People buy durable and/or non-perishable commodities and other goods as stores of wealth, to avoid the losses expected from the declining purchasing power of money, creating shortages of the hoarded goods.
High inflation increases the opportunity cost of holding cash balances and can induce people to hold a greater portion of their assets in interest paying accounts. However, since cash is still needed to carry out transactions this means that more "trips to the bank" are necessary to make withdrawals, proverbially wearing out the "shoe leather" with each trip.
With high inflation, firms must change their prices often to keep up with economy-wide changes. But often changing prices is itself a costly activity whether explicitly, as with the need to print new menus, or implicitly, as with the extra time and effort needed to change prices constantly.

Annual escalation clauses in employment contracts can specify retroactive or future percentage increases in worker pay which are not tied to any index. These negotiated increases in pay are colloquially referred to as cost-of-living adjustments ("COLAs") or cost-of-living increases because of their similarity to increases tied to externally determined indexes.

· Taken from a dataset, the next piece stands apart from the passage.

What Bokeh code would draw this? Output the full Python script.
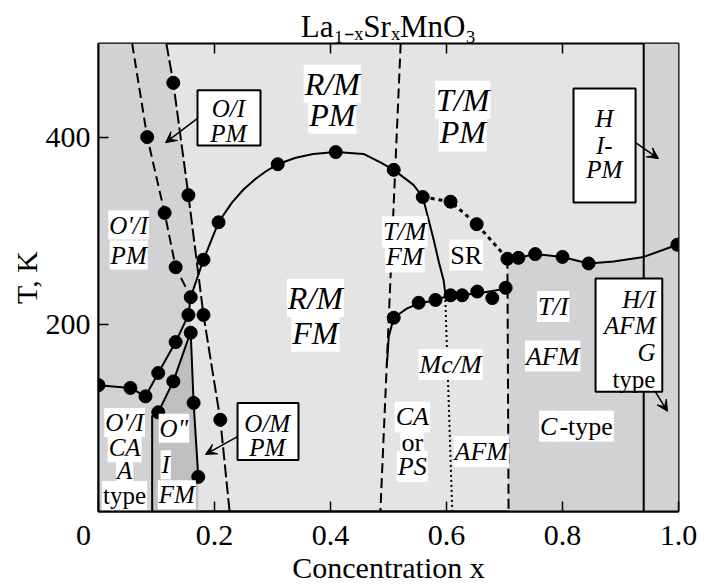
import numpy as np
from bokeh.plotting import figure
from bokeh.models import Range1d, FixedTicker, Label, BoxAnnotation, Arrow, VeeHead
from bokeh.embed import file_html
from bokeh.resources import INLINE

SERIF = "Liberation Serif"

# ---- measured transition points (x = Sr content, T in K) ----
tc_x = [0.0, 0.055, 0.081, 0.103, 0.133, 0.155, 0.159, 0.181, 0.207, 0.309, 0.409, 0.509, 0.559]
tc_T = [135, 132, 123, 148, 181, 210, 229, 269, 309, 371, 384, 365, 336]
o2_pts_x = [0.103, 0.129, 0.159, 0.164, 0.172]
o2_pts_T = [106, 139, 191, 116, 37]
jt_pts_x = [0.084, 0.114, 0.133]
jt_pts_T = [400, 319, 261]
oo_pts_x = [0.129, 0.155, 0.181, 0.210]
oo_pts_T = [458, 338, 210, 98]
sr_pts_x = [0.607, 0.652, 0.705]
sr_pts_T = [331, 307, 270]
tn_pts_x = [0.724, 0.753, 0.800, 0.845, 0.998]
tn_pts_T = [271, 275, 272, 265, 285]
afm_pts_x = [0.509, 0.552, 0.581, 0.607, 0.627, 0.653, 0.679, 0.702]
afm_pts_T = [207, 223, 226, 231, 231, 235, 228, 239]

# ---- phase boundary lines ----
tc_line_x = [0.0, 0.055, 0.081, 0.103, 0.133, 0.155, 0.159, 0.181, 0.207, 0.23, 0.25, 0.27, 0.29,
             0.309, 0.34, 0.37, 0.409, 0.457, 0.486, 0.509, 0.543, 0.559, 0.567, 0.578, 0.587,
             0.595, 0.598]
tc_line_T = [135, 132, 123, 148, 181, 210, 229, 269, 309, 330, 344, 355, 364,
             371, 378, 382, 384, 382, 373, 365, 349, 336, 317, 290, 266,
             247, 233]
o2_line_x = [0.0925, 0.0925, 0.103, 0.129, 0.155, 0.159]
o2_line_T = [0, 102, 106, 139, 185, 191]
o2_edge_x = [0.159, 0.164, 0.172]
o2_edge_T = [191, 116, 37]
jt_line_x = [0.058, 0.084, 0.114, 0.133, 0.159]
jt_line_T = [500, 400, 319, 261, 229]
oo_line_x = [0.117, 0.129, 0.155, 0.181, 0.210, 0.226]
oo_line_T = [500, 458, 338, 210, 98, 0]
rt_line_x = [0.521, 0.486]
rt_line_T = [500, 0]
sr_line_x = [0.559, 0.607, 0.652, 0.705]
sr_line_T = [336, 331, 307, 270]
tn_line_x = [0.705, 0.724, 0.753, 0.800, 0.845, 0.888, 0.94, 0.998]
tn_line_T = [270, 271, 275, 272, 265, 267, 272, 285]
afm_line_x = [0.497, 0.5005, 0.509, 0.532, 0.552, 0.581, 0.601, 0.653, 0.702]
afm_line_T = [155, 187, 207, 217, 222, 226, 230, 233, 238]
mc_line_x = [0.598, 0.610]
mc_line_T = [226, 0]
ct_line_x = [0.705, 0.707]
ct_line_T = [270, 0]
hex_line_x = [0.94, 0.94]
hex_line_T = [0, 500]

# ---- shaded (insulating) regions ----
left_band_x = [0.0, 0.0, 0.117, 0.129, 0.155, 0.172, 0.159, 0.159, 0.164, 0.172, 0.172]
left_band_T = [0, 500, 500, 458, 338, 252, 229, 191, 116, 37, 0]
o2_band_x = [0.0925, 0.0925, 0.103, 0.129, 0.155, 0.159, 0.164, 0.172, 0.172]
o2_band_T = [0, 102, 106, 139, 185, 191, 116, 37, 0]
right_band_x = [0.705, 0.724, 0.753, 0.800, 0.845, 0.888, 0.94, 0.94, 1.0, 1.0, 0.707]
right_band_T = [270, 271, 275, 272, 265, 267, 272, 500, 500, 0, 0]

x_ticks = [0, 0.2, 0.4, 0.6, 0.8, 1.0]
x_tick_labels = ["0\u00a0\u00a0\u00a0\u00a0", "0.2", "0.4", "0.6", "0.8", "1.0"]
y_ticks = [200, 400]
X_MAX, T_MAX = 1.0, 500

LIGHT = "#e4e4e4"
MID = "#d2d2d4"
DARK = "#bfbfc1"

p = figure(width=704, height=586, x_range=Range1d(0, X_MAX), y_range=Range1d(0, T_MAX),
           output_backend="svg", toolbar_location=None,
           min_border_left=98, min_border_right=26, min_border_top=43, min_border_bottom=74)
p.background_fill_color = LIGHT
p.border_fill_color = "white"
p.outline_line_color = "black"
p.outline_line_width = 2
p.xgrid.visible = False
p.ygrid.visible = False

p.title.text = "La\u2081\u208b\u2093Sr\u2093MnO\u2083"
p.title.text_font = SERIF
p.title.text_font_size = "31px"
p.title.text_font_style = "normal"
p.title.text_color = "black"
p.title.align = "center"
p.title.standoff = 0

# filled regions
p.patch(left_band_x, left_band_T, fill_color=MID, line_color=None)
p.patch(o2_band_x, o2_band_T, fill_color=DARK, line_color=None)
p.patch(right_band_x, right_band_T, fill_color=MID, line_color=None)

# boundary lines
lw = 2
p.line(tc_line_x, tc_line_T, line_color="black", line_width=lw)
p.line(o2_line_x, o2_line_T, line_color="black", line_width=lw)
p.line(o2_edge_x, o2_edge_T, line_color="black", line_width=lw)
p.line(jt_line_x, jt_line_T, line_color="black", line_width=lw, line_dash="10 5")
p.line(oo_line_x, oo_line_T, line_color="black", line_width=lw, line_dash="13 4")
p.line(rt_line_x, rt_line_T, line_color="black", line_width=lw, line_dash="10 5")
p.line(sr_line_x, sr_line_T, line_color="black", line_width=3, line_dash="4 4")
p.line(tn_line_x, tn_line_T, line_color="black", line_width=lw)
p.line(afm_line_x, afm_line_T, line_color="black", line_width=lw)
p.line(mc_line_x, mc_line_T, line_color="black", line_width=lw, line_dash="2 3")
p.line(ct_line_x, ct_line_T, line_color="black", line_width=lw, line_dash="10 5")
p.line(hex_line_x, hex_line_T, line_color="black", line_width=lw)

# inward tick marks along the top edge
top_ticks = x_ticks[1:-1]
tick_len_T = 10 * T_MAX / 469
p.segment(x0=top_ticks, y0=[T_MAX] * len(top_ticks), x1=top_ticks,
          y1=[T_MAX - tick_len_T] * len(top_ticks), line_color="black", line_width=1.5)

# data points
for xs, ts in [(tc_x, tc_T), (o2_pts_x, o2_pts_T), (jt_pts_x, jt_pts_T), (oo_pts_x, oo_pts_T),
               (sr_pts_x, sr_pts_T), (tn_pts_x, tn_pts_T), (afm_pts_x, afm_pts_T)]:
    p.scatter(xs, ts, size=13, color="black")

# axes
p.xaxis.ticker = FixedTicker(ticks=x_ticks)
p.xaxis.major_label_overrides = {t: s for t, s in zip(x_ticks, x_tick_labels)}
p.yaxis.ticker = FixedTicker(ticks=y_ticks)
p.xaxis.axis_label = "Concentration x"
p.yaxis.axis_label = "T, K"
for ax in (p.xaxis[0], p.yaxis[0]):
    ax.major_label_text_font = SERIF
    ax.major_label_text_font_size = "30px"
    ax.major_label_text_color = "black"
    ax.major_tick_in = 10
    ax.major_tick_out = 0
    ax.minor_tick_in = 0
    ax.minor_tick_out = 0
    ax.major_tick_line_width = 1.5
    ax.axis_line_width = 2
    ax.major_label_standoff = 6
    ax.axis_label_text_font = SERIF
    ax.axis_label_text_font_size = "30px"
    ax.axis_label_text_font_style = "normal"
    ax.axis_label_text_color = "black"
    ax.axis_label_standoff = -3
p.yaxis.major_label_standoff = 8
p.yaxis.axis_label_standoff = 0


def lab(x, y, text, size, italic=True, align="center", bg=True):
    p.add_layout(Label(x=x, y=y, text=text, text_font=SERIF, text_font_size=f"{size}px",
                       text_font_style="italic" if italic else "normal", text_color="black",
                       text_align=align, text_baseline="middle",
                       background_fill_color="white" if bg else None, padding=1))


def box(left, right, top_, bottom):
    p.add_layout(BoxAnnotation(left=left, right=right, top=top_, bottom=bottom,
                               fill_color="white", fill_alpha=1.0, line_color="black",
                               line_width=2, line_alpha=1.0))


# phase labels
lab(0.403, 457, "R/M", 32); lab(0.403, 424, "PM", 32)
lab(0.628, 440, "T/M", 32); lab(0.628, 405, "PM", 32)
lab(0.374, 228, "R/M", 32); lab(0.374, 191, "FM", 32)
lab(0.528, 299, "T/M", 26); lab(0.528, 272, "FM", 26)
lab(0.634, 274, "SR", 26, italic=False)
lab(0.607, 157, "Mc/M", 26)
lab(0.541, 101, "CA", 26); lab(0.541, 74, "or", 26, italic=False); lab(0.541, 48, "PS", 26)
lab(0.660, 64, "AFM", 26)
lab(0.784, 219, "T/I", 26)
lab(0.783, 166, "AFM", 26)
lab(0.793, 91, "C", 26, align="right"); lab(0.793, 91, "-type", 26, italic=False, align="left")

lab(0.052, 306, "O'/I", 25); lab(0.052, 274, "PM", 25)
lab(0.045, 95, "O'/I", 25); lab(0.045, 68, "CA", 25); lab(0.045, 44, "A", 25)
lab(0.045, 17, "type", 25, italic=False)
lab(0.130, 89, 'O"', 25); lab(0.116, 50, "I", 25); lab(0.135, 18, "FM", 25)

# boxed labels with pointers
box(0.1707, 0.2793, 450, 391)
lab(0.224, 431, "O/I", 25, bg=False); lab(0.224, 404, "PM", 25, bg=False)
box(0.2397, 0.3448, 116, 55)
lab(0.291, 94, "O/M", 25, bg=False); lab(0.291, 68, "PM", 25, bg=False)
box(0.819, 0.926, 452, 330)
lab(0.872, 420, "H", 25, bg=False); lab(0.872, 391, "I-", 25, bg=False)
lab(0.872, 365, "PM", 25, bg=False)
box(0.857, 0.972, 249, 128)
lab(0.962, 226, "H/I", 25, align="right", bg=False)
lab(0.962, 199, "AFM", 25, align="right", bg=False)
lab(0.962, 170, "G", 25, align="right", bg=False)
lab(0.962, 141, "type", 25, italic=False, align="right", bg=False)

for (xs, ys, xe, ye) in [(0.1707, 420, 0.1155, 394), (0.2397, 80, 0.1845, 61),
                         (0.926, 394, 0.9655, 377), (0.960, 128, 0.981, 107)]:
    p.add_layout(Arrow(x_start=xs, y_start=ys, x_end=xe, y_end=ye, line_width=1.5,
                       end=VeeHead(size=11, fill_color="black", line_color="black")))

open("out.html", "w").write(file_html(p, INLINE))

Under a fixed exchange rate currency regime, a country's currency is tied in value to another single currency or to a basket of other currencies (or sometimes to another measure of value, such as gold). A fixed exchange rate is usually used to stabilize the value of a currency, vis-a-vis the currency it is pegged to. It can also be used as a means to control inflation. However, as the value of the reference currency rises and falls, so does the currency pegged to it. This essentially means that the inflation rate in the fixed exchange rate country is determined by the inflation rate of the country the currency is pegged to. In addition, a fixed exchange rate prevents a government from using domestic monetary policy to achieve macroeconomic stability.

In general, wage and price controls are regarded as a temporary and exceptional measure, only effective when coupled with policies designed to reduce the underlying causes of inflation during the wage and price control regime, for example, winning the war being fought. They often have perverse effects, due to the distorted signals they send to the market. Artificially low prices often cause rationing and shortages and discourage future investment, resulting in yet further shortages. The usual economic analysis is that any product or service that is under-priced is overconsumed. For example, if the official price of bread is too low, there will be too little bread at official prices, and too little investment in bread making by the market to satisfy future needs, thereby exacerbating the problem in the long term.